キム・ミニが、自分の預かり知らぬところで、被害を被るというのは、『それから』と全く同じパターンですが、本当に他人の恋愛沙汰って関わると難儀なものです。しかし、本人は大変でも見ている側にはえてしてコメディに映るもの。こうしたシチュエーションはまさにホン・サンスの独断場です。
ホン・サンス作品には、明らかにホン・サンスの分身のような中年男性(大概映画監督)が出てくることが多いのですが、本作の「ソ」という映画監督は、酔っぱらいの女好きで、ずばり、ホン・サンスそのもの(!?)
自虐的セルフパロディーと言ってしまっていのかどうか定かではありませんが、その分身が、実生活のパートナーであるキム・ミニに酔っ払って絡んで、彼女にひどくいや~~な顔をされているシーンがなんともいえません。

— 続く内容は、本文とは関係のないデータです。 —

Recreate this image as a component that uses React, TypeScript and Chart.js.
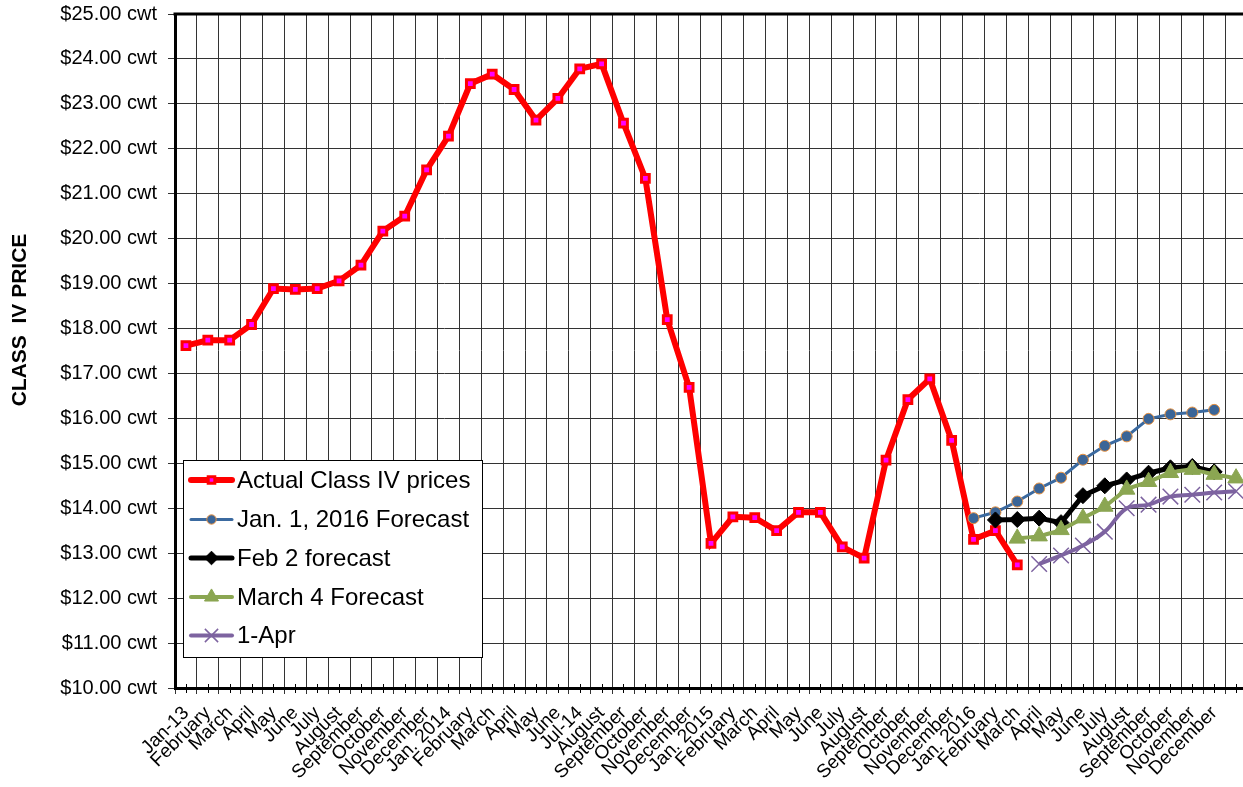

キム・ミニはこの作品でも凛として、気品と愛らしさが漂うヒロインを演じており、自作の歌を披露する場面はその歌詞が独創的で、映画館では笑いがおきていました(是非映画館でご確認を!)。
そして、なんといってもイザベル・ユペール。
ホン・サンス監督作品は『3人のアンヌ』(2012)に続いて2本目となります。
イザベル・ユペールは、『エル ELLE』((2016/ ポール・バーホーベン監督)のヒロインのように、一筋縄ではいかない凄みのある人物を演じたかと思えば、『間奏曲はパリで』(2013/マルク・フィトゥシ監督)のように、可愛らしいチャーミングな女性も演じ、大変振り幅の広い女優さんなのですが、今回はとても軽やか。
帽子をかぶり、トレンチコートを着て、せかせか歩いているのを観ていると、まるで、彼女は実は「探偵」なんじゃないかと思えてきます。

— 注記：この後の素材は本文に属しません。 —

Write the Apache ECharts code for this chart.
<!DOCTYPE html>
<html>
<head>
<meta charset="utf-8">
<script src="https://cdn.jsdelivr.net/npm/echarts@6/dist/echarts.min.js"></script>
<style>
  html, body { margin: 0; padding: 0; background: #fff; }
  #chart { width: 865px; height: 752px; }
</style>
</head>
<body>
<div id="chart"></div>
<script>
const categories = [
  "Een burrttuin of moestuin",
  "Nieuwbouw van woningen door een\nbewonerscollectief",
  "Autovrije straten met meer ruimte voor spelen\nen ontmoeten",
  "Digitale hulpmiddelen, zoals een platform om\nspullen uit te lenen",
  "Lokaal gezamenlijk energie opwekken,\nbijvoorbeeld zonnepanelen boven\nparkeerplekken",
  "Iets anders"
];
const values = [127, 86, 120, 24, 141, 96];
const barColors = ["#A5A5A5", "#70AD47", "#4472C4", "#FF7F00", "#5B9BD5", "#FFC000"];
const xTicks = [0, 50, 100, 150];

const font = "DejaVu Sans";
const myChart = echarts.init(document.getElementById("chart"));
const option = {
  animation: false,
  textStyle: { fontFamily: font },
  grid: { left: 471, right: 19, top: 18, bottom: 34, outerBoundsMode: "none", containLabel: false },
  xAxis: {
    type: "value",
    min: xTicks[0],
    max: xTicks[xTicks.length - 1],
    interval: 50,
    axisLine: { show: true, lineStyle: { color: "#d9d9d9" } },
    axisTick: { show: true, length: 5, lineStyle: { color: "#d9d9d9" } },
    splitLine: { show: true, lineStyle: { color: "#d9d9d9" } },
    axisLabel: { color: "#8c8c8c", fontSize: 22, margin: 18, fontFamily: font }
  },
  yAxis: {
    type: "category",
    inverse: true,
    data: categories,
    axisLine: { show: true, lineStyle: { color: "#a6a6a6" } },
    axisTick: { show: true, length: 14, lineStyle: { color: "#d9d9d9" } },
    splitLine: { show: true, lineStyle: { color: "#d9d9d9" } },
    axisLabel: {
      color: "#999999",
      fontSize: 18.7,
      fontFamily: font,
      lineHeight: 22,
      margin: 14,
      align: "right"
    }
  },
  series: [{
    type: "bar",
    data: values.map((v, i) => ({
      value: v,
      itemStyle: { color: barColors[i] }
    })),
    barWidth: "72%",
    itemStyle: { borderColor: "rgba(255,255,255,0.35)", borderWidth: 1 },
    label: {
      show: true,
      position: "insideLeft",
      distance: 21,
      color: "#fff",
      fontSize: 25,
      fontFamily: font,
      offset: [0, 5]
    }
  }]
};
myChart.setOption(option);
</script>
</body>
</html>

それも、現実的な探偵ではなく、好奇心旺盛の「少女探偵」的なイメージです。少しとぼけた雰囲気も新鮮でした。
その存在と写真を撮るという行為が、作品にファンタスティックな味わいを与え、軽やかで洒落た一編に仕上がりました。
まとめ
本作は、2016年のカンヌ国際映画際の最中に撮影されました。
イザベル・ユペールは、『エル ELLE』、キム・ミニはパク・チャヌクの『お嬢さん』(2016)で、ともにコンペティション部門でカンヌに来ており、その数日間を利用して撮られたというから驚きです。
この即興のような映画づくりに、女優たちがのりのりで参加しただろうことが容易に想像でき、愉快な雰囲気が全編にあふれています。

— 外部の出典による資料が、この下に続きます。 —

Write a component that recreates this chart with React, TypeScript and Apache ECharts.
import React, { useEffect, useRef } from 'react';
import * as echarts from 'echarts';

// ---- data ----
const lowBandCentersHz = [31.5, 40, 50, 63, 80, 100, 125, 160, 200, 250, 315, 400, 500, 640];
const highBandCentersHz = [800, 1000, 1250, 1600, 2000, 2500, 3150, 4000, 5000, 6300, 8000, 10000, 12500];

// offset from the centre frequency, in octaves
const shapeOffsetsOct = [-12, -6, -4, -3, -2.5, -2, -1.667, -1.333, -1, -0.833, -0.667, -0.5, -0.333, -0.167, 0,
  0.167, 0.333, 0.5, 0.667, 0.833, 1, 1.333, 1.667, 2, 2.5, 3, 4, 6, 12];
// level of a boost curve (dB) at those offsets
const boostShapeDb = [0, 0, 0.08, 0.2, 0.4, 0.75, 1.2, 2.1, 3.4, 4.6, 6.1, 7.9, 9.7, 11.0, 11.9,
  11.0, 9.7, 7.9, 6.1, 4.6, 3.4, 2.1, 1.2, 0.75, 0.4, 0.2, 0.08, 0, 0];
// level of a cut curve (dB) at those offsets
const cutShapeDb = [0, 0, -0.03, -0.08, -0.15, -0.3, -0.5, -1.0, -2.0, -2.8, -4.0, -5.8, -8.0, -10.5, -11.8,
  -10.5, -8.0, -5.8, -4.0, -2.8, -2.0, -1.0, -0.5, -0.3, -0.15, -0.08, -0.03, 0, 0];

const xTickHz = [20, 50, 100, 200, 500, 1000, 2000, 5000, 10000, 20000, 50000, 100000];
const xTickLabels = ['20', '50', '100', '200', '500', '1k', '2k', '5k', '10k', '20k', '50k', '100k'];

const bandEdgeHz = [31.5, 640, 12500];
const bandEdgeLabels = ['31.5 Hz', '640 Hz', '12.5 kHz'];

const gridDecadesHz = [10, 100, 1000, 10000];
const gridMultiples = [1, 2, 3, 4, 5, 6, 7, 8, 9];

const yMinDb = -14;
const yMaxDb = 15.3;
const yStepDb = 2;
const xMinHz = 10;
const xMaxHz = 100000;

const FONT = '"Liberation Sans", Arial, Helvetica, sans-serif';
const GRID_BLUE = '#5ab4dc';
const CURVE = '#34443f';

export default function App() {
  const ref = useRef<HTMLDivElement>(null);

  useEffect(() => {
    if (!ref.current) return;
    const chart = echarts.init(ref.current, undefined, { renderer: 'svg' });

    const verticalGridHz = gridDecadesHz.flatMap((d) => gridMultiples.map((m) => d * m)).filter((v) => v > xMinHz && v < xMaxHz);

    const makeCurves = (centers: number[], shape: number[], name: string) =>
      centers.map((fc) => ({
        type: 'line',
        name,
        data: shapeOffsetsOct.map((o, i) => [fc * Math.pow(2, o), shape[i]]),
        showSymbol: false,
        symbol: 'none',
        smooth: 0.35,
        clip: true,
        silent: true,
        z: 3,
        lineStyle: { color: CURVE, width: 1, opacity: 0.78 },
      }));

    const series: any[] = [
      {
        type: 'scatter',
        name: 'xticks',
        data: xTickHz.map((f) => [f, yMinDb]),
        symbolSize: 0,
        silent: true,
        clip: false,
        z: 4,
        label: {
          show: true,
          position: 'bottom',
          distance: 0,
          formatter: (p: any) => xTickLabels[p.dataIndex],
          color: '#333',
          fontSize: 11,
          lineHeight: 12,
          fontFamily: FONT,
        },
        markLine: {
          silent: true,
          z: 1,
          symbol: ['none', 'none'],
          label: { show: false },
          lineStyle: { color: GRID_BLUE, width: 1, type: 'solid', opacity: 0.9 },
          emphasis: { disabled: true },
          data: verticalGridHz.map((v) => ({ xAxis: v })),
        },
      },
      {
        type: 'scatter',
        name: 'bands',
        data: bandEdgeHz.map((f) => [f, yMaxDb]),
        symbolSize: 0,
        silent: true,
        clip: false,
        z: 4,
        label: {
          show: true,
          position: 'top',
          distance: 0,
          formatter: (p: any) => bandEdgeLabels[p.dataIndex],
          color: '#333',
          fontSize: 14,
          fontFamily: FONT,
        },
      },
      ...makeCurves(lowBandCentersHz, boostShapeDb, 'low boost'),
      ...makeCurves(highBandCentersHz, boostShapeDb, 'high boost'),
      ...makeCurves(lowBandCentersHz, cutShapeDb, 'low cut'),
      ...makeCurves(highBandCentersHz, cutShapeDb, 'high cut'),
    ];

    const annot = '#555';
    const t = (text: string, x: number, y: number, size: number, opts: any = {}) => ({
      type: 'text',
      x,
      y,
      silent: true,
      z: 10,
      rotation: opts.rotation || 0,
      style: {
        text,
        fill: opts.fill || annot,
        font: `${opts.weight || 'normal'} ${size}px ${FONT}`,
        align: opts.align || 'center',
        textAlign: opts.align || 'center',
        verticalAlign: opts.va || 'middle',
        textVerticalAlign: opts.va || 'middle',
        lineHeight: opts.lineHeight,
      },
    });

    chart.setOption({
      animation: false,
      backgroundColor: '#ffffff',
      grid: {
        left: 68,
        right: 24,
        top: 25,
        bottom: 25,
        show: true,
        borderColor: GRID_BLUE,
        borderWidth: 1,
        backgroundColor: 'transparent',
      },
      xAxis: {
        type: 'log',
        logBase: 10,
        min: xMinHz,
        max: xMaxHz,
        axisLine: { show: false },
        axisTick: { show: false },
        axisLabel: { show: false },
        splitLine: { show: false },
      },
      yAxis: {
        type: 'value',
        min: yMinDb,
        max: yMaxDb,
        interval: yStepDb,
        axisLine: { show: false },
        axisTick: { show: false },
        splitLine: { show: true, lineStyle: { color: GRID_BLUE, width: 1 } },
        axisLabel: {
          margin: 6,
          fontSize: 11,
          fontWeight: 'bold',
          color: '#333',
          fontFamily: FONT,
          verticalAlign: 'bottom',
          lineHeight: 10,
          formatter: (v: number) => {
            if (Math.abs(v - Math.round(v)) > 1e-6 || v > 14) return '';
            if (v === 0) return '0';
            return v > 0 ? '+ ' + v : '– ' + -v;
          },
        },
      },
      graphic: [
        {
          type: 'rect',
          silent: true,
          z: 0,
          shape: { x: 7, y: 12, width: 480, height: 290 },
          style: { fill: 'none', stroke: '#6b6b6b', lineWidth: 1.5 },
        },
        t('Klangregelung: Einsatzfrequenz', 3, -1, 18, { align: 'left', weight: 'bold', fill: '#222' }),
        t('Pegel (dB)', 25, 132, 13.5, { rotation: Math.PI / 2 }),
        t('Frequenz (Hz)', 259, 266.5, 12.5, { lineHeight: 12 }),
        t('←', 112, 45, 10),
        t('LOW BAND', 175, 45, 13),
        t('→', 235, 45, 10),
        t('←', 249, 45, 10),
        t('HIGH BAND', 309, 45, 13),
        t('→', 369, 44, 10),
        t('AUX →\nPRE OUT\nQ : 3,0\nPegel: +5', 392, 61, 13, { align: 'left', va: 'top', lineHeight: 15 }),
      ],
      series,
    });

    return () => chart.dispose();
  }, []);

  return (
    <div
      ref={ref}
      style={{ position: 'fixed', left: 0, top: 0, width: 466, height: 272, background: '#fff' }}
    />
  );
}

なんと幸せな映画を撮るのだろうか、まるで『世界中がアイ・ラヴ・ユー』(1997)を撮っていた頃のウッディ・アレンを彷彿させます。
今後、ホン・サンスがどのように進化するのか、相変わらず、ホン・サンスらしい作品を撮り続けるのか?
いずれにしても楽しみでなりません。
ヴィヴァルディ「四季」より「冬」(L’Inverno)が全編に流れているのも良い感じです。